Exercise prompt ::
In the entries below, find the line with "Reproduce this chart" and the line with "days = list(range(31))", then retype both and everything between them exactly. Do not copy the pictures.

— BEGIN The input —

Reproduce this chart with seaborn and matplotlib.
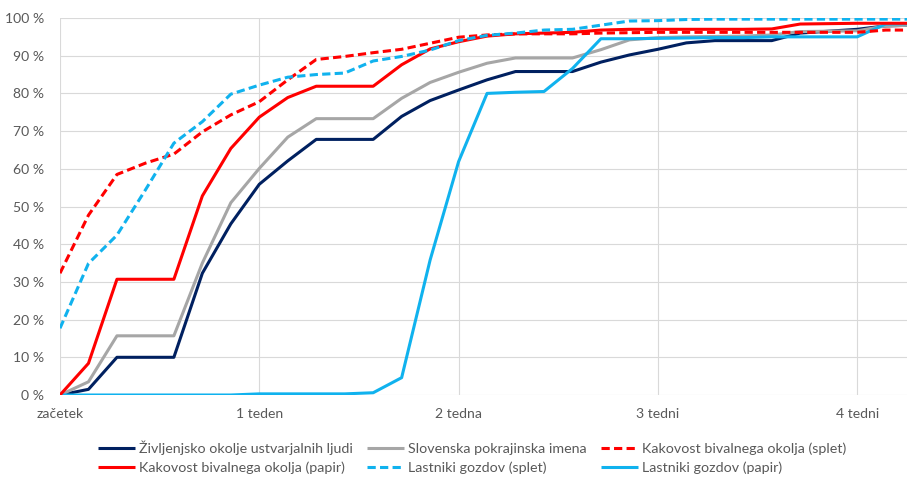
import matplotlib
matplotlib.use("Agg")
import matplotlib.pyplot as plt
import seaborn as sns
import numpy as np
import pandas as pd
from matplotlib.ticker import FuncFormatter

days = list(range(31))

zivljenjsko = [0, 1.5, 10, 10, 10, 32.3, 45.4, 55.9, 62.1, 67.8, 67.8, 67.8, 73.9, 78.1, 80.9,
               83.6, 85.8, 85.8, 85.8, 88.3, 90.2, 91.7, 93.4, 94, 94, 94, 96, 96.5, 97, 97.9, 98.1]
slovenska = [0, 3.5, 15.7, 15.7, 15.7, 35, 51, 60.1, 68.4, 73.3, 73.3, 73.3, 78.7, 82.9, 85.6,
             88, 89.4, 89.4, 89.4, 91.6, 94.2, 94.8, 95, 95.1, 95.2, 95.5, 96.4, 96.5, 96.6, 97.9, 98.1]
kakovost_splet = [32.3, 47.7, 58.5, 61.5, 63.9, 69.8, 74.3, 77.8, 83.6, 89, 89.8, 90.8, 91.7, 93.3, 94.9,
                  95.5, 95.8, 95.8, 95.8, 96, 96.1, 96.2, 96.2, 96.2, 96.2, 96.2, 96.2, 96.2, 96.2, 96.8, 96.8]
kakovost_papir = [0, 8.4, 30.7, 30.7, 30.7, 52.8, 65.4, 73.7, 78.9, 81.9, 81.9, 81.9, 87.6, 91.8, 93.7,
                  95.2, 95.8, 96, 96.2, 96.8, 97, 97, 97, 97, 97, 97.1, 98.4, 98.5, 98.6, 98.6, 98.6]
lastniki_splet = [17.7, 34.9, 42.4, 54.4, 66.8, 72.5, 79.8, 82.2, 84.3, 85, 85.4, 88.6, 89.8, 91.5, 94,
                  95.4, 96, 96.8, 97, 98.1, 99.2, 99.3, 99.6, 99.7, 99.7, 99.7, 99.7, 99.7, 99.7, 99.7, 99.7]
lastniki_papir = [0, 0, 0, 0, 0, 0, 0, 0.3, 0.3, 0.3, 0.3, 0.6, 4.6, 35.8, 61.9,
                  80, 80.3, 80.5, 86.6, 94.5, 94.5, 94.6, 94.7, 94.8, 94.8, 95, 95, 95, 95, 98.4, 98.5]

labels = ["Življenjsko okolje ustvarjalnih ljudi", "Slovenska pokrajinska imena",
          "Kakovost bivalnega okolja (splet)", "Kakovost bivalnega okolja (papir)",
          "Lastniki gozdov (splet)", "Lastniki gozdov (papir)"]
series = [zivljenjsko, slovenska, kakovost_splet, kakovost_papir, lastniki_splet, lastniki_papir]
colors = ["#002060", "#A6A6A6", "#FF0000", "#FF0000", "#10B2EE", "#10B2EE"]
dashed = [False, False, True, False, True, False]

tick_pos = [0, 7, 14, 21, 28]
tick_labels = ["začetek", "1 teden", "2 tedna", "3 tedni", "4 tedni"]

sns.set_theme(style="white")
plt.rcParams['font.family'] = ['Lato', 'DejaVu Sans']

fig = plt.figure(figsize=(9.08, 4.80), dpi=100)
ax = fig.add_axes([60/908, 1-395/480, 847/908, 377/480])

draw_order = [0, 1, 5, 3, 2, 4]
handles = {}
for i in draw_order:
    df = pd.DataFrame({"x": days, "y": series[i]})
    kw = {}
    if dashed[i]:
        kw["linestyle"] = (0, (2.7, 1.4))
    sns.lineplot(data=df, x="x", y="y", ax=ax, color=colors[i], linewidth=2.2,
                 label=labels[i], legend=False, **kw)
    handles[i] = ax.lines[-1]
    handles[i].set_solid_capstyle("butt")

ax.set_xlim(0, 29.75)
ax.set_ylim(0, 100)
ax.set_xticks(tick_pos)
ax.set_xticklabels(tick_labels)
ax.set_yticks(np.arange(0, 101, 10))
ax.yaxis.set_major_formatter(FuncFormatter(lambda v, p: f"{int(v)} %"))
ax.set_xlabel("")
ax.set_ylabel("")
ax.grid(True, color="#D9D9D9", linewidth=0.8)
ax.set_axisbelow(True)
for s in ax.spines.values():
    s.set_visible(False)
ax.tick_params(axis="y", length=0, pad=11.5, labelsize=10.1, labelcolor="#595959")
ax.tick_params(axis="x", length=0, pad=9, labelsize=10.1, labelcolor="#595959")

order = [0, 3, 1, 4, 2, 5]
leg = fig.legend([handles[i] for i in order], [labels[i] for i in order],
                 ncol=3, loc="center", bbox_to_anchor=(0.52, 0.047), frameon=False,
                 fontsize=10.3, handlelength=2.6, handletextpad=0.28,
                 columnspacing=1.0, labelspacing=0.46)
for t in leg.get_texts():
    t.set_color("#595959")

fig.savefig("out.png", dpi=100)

— END The input —
— BEGIN The input —

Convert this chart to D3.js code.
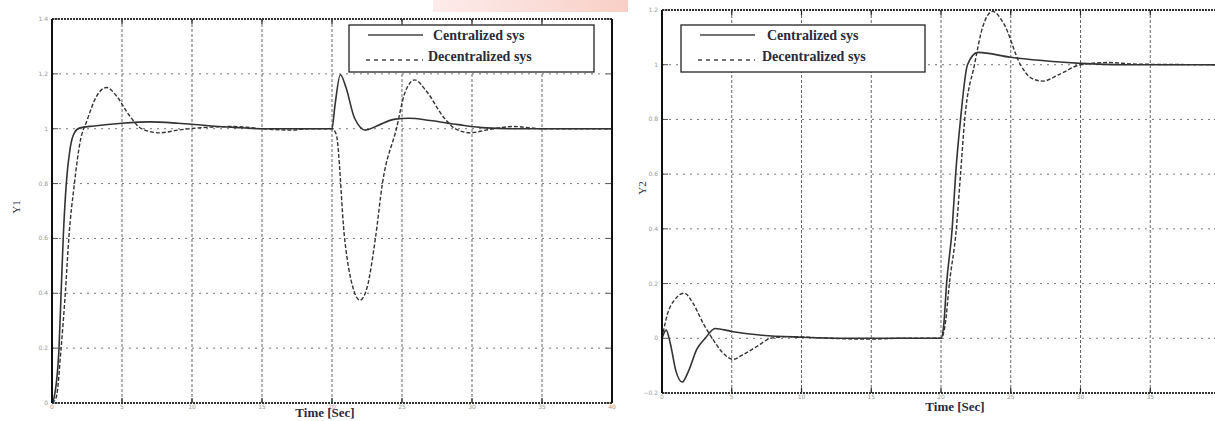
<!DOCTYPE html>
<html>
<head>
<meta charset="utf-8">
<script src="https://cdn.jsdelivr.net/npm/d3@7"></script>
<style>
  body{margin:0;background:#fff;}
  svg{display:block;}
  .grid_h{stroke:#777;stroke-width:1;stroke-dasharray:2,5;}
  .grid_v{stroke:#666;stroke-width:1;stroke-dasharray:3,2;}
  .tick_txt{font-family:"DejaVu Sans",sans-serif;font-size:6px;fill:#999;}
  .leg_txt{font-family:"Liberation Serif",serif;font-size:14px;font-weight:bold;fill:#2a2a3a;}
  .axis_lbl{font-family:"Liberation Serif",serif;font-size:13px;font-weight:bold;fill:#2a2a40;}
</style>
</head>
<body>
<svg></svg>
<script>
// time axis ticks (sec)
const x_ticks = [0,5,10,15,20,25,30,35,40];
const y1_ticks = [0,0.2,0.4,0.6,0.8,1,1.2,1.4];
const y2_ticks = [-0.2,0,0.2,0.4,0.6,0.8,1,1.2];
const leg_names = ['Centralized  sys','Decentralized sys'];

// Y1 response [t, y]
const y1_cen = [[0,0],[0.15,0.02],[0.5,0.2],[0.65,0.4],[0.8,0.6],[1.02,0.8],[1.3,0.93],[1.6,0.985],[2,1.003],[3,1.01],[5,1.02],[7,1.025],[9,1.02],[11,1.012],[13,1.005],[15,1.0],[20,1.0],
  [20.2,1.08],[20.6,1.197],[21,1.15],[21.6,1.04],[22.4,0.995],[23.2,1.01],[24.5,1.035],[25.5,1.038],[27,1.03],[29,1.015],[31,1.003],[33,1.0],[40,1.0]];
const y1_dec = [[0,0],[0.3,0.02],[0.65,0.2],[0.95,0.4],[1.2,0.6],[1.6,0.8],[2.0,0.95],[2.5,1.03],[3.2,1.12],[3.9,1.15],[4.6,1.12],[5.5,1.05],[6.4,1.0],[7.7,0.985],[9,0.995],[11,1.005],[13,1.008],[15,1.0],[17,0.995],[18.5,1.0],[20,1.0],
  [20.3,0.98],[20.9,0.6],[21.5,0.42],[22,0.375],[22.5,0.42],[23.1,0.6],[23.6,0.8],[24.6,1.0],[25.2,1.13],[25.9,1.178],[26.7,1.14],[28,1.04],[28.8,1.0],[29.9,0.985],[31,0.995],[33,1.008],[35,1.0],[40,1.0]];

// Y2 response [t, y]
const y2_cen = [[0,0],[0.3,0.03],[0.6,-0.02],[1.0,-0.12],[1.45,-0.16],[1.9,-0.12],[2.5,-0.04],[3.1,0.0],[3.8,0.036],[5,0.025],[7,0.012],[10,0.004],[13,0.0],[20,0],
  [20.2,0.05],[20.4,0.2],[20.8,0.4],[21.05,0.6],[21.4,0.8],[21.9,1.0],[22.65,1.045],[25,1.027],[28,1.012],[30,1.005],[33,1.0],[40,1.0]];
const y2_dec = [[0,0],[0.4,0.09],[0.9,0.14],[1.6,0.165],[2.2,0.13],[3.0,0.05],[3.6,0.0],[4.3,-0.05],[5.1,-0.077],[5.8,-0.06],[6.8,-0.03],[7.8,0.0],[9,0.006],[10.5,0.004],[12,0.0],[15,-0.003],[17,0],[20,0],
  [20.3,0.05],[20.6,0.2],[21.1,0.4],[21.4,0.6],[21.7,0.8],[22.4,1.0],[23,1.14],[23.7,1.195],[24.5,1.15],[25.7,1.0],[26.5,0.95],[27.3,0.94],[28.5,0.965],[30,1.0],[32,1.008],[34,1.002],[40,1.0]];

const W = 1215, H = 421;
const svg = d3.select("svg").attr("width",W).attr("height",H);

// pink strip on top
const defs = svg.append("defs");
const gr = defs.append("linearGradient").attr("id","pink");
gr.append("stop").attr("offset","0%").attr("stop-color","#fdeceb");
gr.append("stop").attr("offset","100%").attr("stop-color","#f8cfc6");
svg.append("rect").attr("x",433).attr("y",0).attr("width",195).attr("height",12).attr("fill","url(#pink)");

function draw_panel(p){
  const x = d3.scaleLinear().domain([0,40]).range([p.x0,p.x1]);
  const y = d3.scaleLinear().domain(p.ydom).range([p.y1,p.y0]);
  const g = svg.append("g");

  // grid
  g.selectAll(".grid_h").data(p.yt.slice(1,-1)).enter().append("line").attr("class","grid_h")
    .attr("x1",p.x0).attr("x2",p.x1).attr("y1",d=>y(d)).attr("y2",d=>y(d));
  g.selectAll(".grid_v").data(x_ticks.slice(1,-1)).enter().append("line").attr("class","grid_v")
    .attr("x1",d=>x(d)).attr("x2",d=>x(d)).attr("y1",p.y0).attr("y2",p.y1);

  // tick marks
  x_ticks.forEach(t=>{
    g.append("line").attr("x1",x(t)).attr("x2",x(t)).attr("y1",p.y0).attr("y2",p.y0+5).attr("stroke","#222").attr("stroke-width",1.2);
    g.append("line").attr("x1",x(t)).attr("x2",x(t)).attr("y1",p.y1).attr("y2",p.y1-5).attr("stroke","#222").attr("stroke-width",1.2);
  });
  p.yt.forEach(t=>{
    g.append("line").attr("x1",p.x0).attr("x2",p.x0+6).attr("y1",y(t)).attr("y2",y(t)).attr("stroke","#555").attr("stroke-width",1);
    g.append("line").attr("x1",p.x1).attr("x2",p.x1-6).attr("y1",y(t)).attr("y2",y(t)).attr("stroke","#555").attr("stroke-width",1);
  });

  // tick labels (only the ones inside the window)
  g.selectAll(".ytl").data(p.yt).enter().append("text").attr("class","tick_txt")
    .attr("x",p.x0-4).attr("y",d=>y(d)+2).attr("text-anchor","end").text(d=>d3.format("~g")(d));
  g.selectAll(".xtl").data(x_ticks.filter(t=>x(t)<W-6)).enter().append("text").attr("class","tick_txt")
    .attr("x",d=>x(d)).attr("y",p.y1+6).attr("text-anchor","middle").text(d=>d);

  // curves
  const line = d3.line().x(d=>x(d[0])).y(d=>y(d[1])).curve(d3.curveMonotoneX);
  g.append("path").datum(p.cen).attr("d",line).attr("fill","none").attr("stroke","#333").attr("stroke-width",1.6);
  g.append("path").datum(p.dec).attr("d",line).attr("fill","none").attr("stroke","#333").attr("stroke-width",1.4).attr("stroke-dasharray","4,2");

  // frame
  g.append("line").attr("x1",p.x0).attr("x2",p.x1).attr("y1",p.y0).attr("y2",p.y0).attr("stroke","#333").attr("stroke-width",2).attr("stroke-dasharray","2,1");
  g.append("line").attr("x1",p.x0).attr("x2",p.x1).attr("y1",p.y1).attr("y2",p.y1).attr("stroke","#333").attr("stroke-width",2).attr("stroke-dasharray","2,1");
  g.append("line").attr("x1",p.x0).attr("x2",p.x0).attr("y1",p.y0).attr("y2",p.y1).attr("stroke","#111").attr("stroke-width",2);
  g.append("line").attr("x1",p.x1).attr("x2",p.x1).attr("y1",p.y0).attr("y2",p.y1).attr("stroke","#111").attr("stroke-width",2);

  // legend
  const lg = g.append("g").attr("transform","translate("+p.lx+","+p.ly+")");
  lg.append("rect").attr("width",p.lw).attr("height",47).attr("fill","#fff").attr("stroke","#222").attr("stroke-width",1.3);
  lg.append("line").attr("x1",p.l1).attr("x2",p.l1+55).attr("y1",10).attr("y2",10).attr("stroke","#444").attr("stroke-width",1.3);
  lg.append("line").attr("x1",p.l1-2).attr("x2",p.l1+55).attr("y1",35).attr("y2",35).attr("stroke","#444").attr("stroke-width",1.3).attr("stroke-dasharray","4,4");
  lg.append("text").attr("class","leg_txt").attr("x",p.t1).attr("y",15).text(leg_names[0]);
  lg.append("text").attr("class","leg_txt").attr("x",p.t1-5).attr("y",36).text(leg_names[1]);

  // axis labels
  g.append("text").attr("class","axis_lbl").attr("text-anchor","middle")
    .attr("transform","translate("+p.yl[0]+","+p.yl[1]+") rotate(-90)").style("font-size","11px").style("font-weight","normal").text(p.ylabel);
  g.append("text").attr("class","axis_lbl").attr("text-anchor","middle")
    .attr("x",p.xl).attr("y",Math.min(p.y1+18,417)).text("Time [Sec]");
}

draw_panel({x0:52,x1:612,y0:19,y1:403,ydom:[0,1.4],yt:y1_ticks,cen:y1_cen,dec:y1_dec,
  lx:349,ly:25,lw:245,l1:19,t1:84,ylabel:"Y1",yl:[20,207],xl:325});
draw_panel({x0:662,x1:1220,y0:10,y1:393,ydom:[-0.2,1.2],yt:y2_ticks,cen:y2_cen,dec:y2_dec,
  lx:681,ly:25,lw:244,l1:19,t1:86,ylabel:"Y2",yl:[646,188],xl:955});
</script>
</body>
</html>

— END The input —
— BEGIN The input —

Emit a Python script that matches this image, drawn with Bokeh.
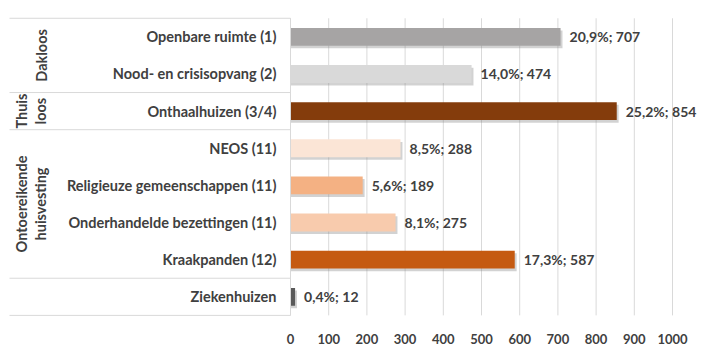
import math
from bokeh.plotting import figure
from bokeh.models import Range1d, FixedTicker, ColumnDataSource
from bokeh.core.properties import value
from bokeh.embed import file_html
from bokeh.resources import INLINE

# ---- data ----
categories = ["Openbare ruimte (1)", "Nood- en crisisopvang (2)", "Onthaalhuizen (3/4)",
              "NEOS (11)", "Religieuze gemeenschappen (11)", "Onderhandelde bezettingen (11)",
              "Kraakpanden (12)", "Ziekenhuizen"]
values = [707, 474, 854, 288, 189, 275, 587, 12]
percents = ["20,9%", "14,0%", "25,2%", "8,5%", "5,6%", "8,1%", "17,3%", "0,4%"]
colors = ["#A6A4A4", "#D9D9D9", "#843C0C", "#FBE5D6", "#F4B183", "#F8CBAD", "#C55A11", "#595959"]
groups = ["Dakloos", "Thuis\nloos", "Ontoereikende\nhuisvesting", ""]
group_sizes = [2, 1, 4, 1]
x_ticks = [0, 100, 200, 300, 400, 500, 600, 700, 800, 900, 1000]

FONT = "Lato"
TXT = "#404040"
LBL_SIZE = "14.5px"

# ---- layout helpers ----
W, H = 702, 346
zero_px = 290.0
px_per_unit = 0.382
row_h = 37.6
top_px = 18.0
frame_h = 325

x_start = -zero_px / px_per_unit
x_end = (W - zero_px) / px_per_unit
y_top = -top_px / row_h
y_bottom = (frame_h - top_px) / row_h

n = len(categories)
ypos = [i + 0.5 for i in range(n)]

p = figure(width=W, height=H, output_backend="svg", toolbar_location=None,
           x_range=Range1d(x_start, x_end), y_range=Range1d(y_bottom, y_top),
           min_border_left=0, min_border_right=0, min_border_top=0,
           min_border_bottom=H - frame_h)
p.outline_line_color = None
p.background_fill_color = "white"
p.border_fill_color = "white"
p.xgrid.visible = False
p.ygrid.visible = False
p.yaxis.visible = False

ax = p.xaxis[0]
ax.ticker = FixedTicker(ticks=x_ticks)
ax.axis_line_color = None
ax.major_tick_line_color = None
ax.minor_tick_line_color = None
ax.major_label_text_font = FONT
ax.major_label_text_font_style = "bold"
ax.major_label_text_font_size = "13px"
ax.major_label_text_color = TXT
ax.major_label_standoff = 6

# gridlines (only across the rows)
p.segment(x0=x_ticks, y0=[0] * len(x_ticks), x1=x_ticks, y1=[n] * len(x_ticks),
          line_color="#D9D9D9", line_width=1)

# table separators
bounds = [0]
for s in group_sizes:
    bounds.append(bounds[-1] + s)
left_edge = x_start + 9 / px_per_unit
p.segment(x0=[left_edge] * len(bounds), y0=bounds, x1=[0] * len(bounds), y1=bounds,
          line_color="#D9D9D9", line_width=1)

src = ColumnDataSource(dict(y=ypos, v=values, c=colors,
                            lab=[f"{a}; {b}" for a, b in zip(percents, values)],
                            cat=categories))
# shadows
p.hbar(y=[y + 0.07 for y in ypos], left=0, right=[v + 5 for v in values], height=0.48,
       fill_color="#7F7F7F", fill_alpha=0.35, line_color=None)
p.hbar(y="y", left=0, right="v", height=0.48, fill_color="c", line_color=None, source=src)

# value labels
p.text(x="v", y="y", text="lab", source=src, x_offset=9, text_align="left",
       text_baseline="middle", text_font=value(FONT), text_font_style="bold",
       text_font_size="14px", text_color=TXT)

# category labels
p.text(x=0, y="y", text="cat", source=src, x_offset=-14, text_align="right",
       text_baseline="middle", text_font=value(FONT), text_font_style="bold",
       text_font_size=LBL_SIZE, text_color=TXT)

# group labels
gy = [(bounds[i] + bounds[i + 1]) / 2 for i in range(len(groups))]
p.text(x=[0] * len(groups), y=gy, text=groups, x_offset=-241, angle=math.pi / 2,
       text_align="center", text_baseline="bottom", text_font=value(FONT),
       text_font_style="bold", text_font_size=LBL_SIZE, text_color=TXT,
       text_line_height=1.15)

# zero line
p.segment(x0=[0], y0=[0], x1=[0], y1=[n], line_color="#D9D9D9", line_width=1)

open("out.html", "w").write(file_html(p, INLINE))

— END The input —

Finished task ::
Reproduce this chart with seaborn and matplotlib.
import matplotlib
matplotlib.use("Agg")
import matplotlib.pyplot as plt
import seaborn as sns
import numpy as np
import pandas as pd
from matplotlib.ticker import FuncFormatter

days = list(range(31))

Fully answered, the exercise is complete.